Edwards points to extreme valuations in the stock market—most notably, the Shiller P/E ratio standing at 38. This figure underscores a market where investors are paying near-record prices for future corporate earnings, despite US Treasury yields now offering increasingly attractive, risk-free returns. According to Edwards, this growing disconnect between soaring equity valuations and rising bond yields leaves stocks dangerously exposed to a sharp correction. “We’re seeing the ingredients for a classic market top,” he warns.

US Real Estate: Overvaluation Signals Loom
Edwards also sees worrying signs in the US housing market. While price-to-income ratios have eased in countries such as the UK and France since 2022, these metrics in the United States remain stubbornly high. For the analyst, this is not a structural exception, but clear evidence of overvaluation—suggesting a correction is inevitable, even if its timing remains uncertain.
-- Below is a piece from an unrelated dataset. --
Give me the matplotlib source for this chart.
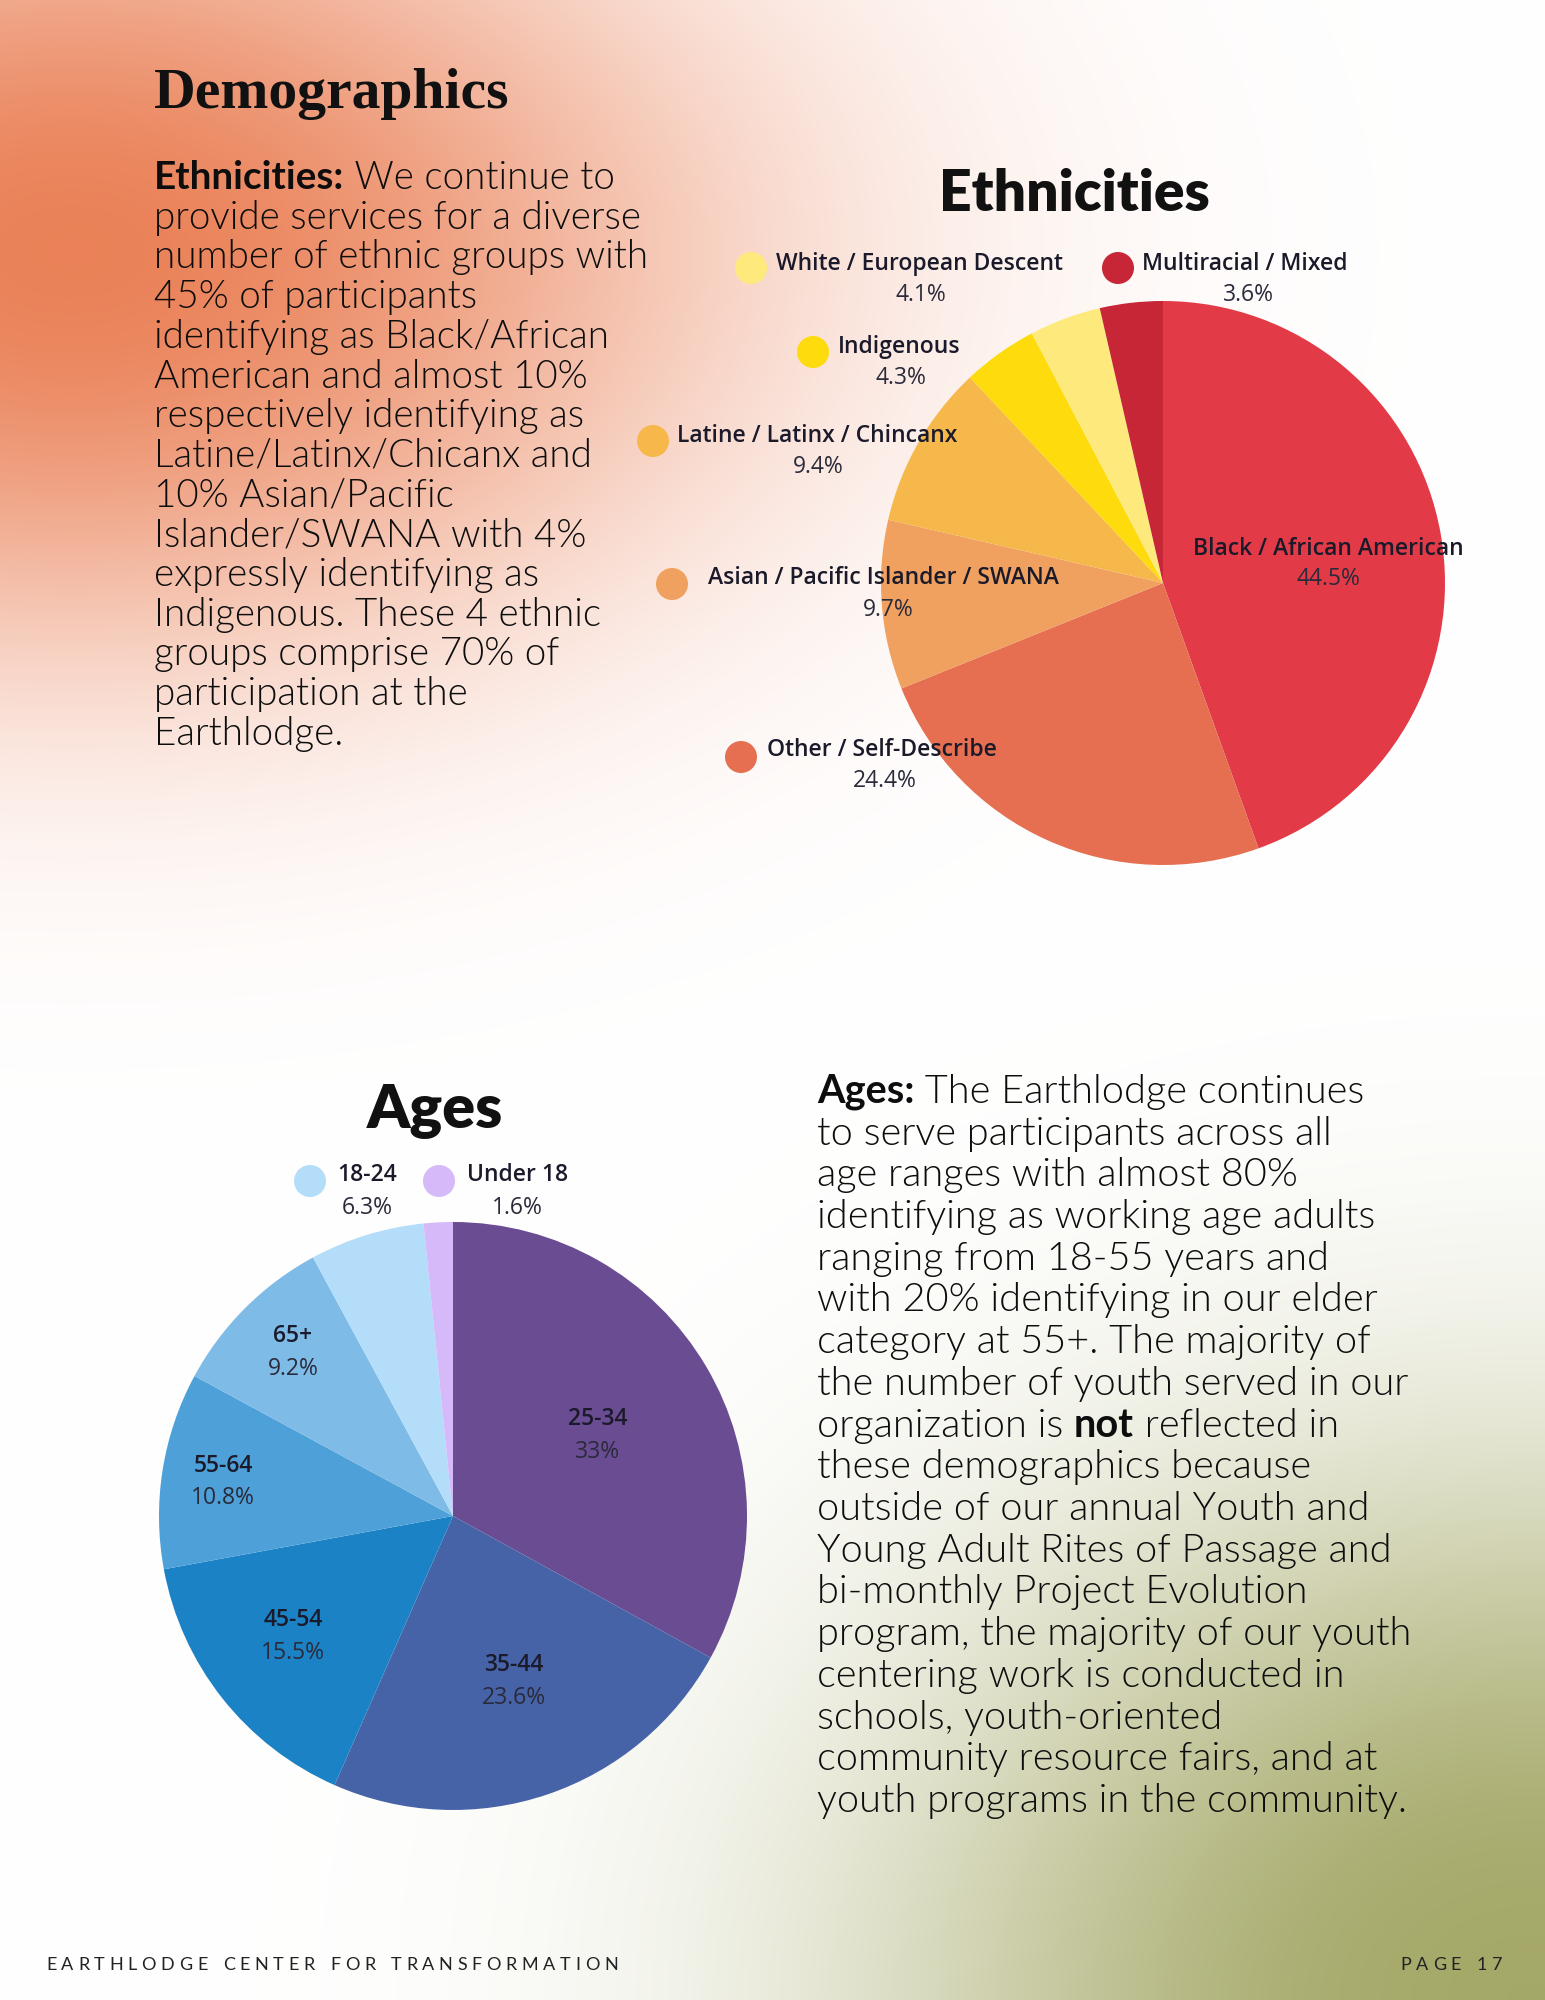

The sustainability of inflated home prices is being tested as mortgage rates remain elevated and affordability for first-time buyers reaches multi-decade lows.
Japan’s Rate Hike: Global Domino?
Edwards highlights one potential external trigger for a correction: recent monetary tightening in Japan. The Bank of Japan’s unexpected rate hike has already sent shockwaves through yen-based carry trades, pressuring global liquidity. Higher Japanese yields could diminish the relative appeal of US assets, presenting a systemic risk for global markets reliant on cross-border capital flows.
Edwards’ reputation for contrarian, yet accurate, macro calls adds weight to his warnings. Notably, he was among the first to warn of a “global financial Armageddon” as early as May 2025. His “Alternative View” series, published by Société Générale, consistently challenges consensus, offering an early-warning system for investors navigating uncertain macro conditions.